While calling for research on new technologies, the labor report emphasizes that "technological progress alone will not be sufficient to challenge climate change. A vast societal change, focused on behavioral changes and citizen commitment is needed."
Nor is it necessary to wait for new technologies to begin cutting greenhouse gasses. "Technology is already available today to avoid a carbon intensive future but needs to be deployed on a large scale" through currently available technologies for energy saving, and energy efficiency, and investment in clean, green, and sustainable energy sources.
How is the American labor movement preparing to respond to the international labor movement's call to accept the challenge of global warming "together, in solidarity and common action"? The American labor movement includes diverse unions, two federations, and multiple voices - some of which have outspokenly called for vigorous action on global warming.
But what is the position of the AFL-CIO, the most powerful purveyor of labor's views? One indication is its recent letter to Senator Barbara Boxer, chair of the Senate committee considering the Lieberman-Warner "America's Climate Security Act."
The AFL-CIO condemned as "an overly aggressive Phase I emissions reduction target" the bill's proposal of a 15 percent reduction from 2005 levels by 2020. The EU, in contrast, has already committed itself to cutting emissions 30 percent below 1990 levels by 2020 - a figure global labor advocates as a benchmark for developed countries in the post-Kyoto agreement.
The AFL-CIO statement also condemned the Lieberman-Warner legislation's "unequivocal commitment to achieving a 70 percent national emissions reduction below 2005 levels by 2050." The ITUC (along with the hundreds of climate scientists who just received the Nobel Peace Prize) is calling unequivocally for an 80 percent reduction by 2050.

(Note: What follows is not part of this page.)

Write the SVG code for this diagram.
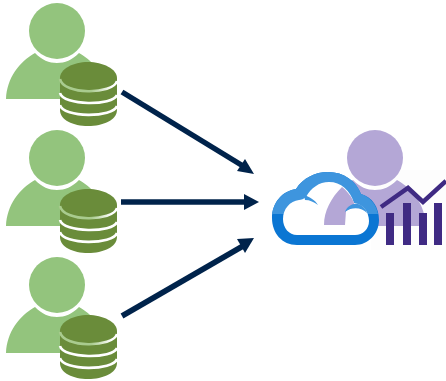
<svg xmlns="http://www.w3.org/2000/svg" width="446" height="381" viewBox="0 0 446 381">
<defs>
<style>
.g{fill:#93c47d}.p{fill:#b4a7d6}.dk{fill:#6a8c3a}.w{fill:none;stroke:#fff;stroke-width:2.6}
.ln{stroke:#00234b;stroke-width:5.5;fill:none}.ar{fill:#00234b}.bar{fill:#3f2a83}
</style>
<linearGradient id="band"><stop offset="0.55" stop-color="#a9cb8e"/><stop offset="0.9" stop-color="#fff"/></linearGradient>
<g id="person">
<path d="M6 99C7 78 19 62 35 53C42 60 49 63 57 63C65 63 72 60 79 53C95 62 107 78 108 99Z"/>
<circle cx="57" cy="31" r="28"/>
</g>
<g id="db">
<path class="dk" d="M60 78C60 69 73 62 88 62C103 62 117 69 117 78V110C117 120 103 126 88 126C73 126 60 120 60 110Z"/>
<path fill="none" stroke="url(#band)" stroke-width="2.6" d="M60 79C63 95 113 95 117 81"/>
<path class="w" d="M60 93C63 106 113 106 117 95"/>
<path class="w" d="M60 105C63 118 113 118 117 106"/>
</g>
</defs>
<g id="user1"><use href="#person" class="g"/><use href="#db"/></g>
<g id="user2"><use href="#person" y="127" class="g"/><use href="#db" y="127"/></g>
<g id="user3"><use href="#person" y="254" class="g"/><use href="#db" y="253"/></g>
<g id="connectors">
<path class="ln" d="M122 92L243 166"/><path class="ar" d="M254 174L237 171L245 159Z"/>
<path class="ln" d="M121 202L246 202"/><path class="ar" d="M259 202L244 194V210Z"/>
<path class="ln" d="M122 316L243 246"/><path class="ar" d="M254 238L245 253L237 239Z"/>
</g>
<g id="analyst">
<rect x="371" y="170" width="75" height="80" fill="#fdfdfd"/>
<use href="#person" x="318" y="127" class="p"/>
<path d="M297 245C282 245 272 233 272 218C272 203 282 191 296 189C303 178 315 172 328 172C344 172 356 181 361 194C372 197 379 207 379 220C379 234 368 245 355 245Z" fill="#0b76d3"/>
<path d="M272 214C274 201 283 191 296 189C303 178 315 172 328 172C344 172 356 181 361 194C370 197 376 204 378 214Z" fill="#3e95de"/>
<path d="M297 235C289 235 283 228 283 219C283 209 290 201 299 200C301 200 304 199 306 197C311 188 319 182 329 182C341 182 350 190 354 203C363 204 369 212 369 221C369 229 363 235 355 235Z" fill="#fff"/>
<path d="M324 225C324 211 331 198 342 187C347 191 352 197 354 203C356 207 352 207 346 211L345 225Z" fill="#b4a7d6"/>
<path d="M304 195C310 197 315 200 318 205C314 202 310 200 305 200ZM345 212C347 206 353 203 358 204C362 205 366 209 367 213C362 208 353 206 345 212Z" fill="#3e95de"/>
</g>
<g id="chart">
<path d="M381 207L408 188L423 202L446 181" fill="none" stroke="#3f2a83" stroke-width="4.5"/>
<rect class="bar" x="386" y="213" width="8" height="32"/>
<rect class="bar" x="403" y="203" width="8" height="42"/>
<rect class="bar" x="419" y="213" width="8" height="32"/>
<rect class="bar" x="434" y="203" width="8" height="42"/>
</g>
</svg>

While the submission indicates that the Federation's concern is "preserving robust growth," its fire is directed particularly at what it calls "auto-related and coal-related amendments." For example, it criticizes an amendment by Senator Bernie Sanders that would limit a subsidy for high-mileage vehicles ("advanced technology vehicles manufacturing incentive") to vehicles that get at least 35 miles per gallon. If corporate PR Machiavellis wanted to trick labor into portraying itself as a "special interest," could they do better than maneuvering labor to call for "anti-global warming" subsidies on vehicles that aren't even getting 35 miles to the gallon?
The international labor movement's approach to global warming could provide an alternative to the divisive, high-energy-sector driven approach that still seems to be determining AFL-CIO policy. Nothing could do more to rescue American labor from its public perception as a "special interest" than taking a stand on the broad interest of working people worldwide and in the U.S. - including its own members -- in combating global warming.
American unions face a historic change that is undoubtedly affecting the views of their own members as well as those of the general public. An Associated Press-Stanford University poll recently asked a sample of Americans "If nothing is done to reduce global warming in the future, how serious of a problem do you think it will be for the world . . .?" 59 percent answered "very serious" and another 20 percent answered "somewhat serious." Only 8 percent answered "not serious at all."
Are some of four-fifths of Americans who think global warming will be a serious problem in labor unions? You bet.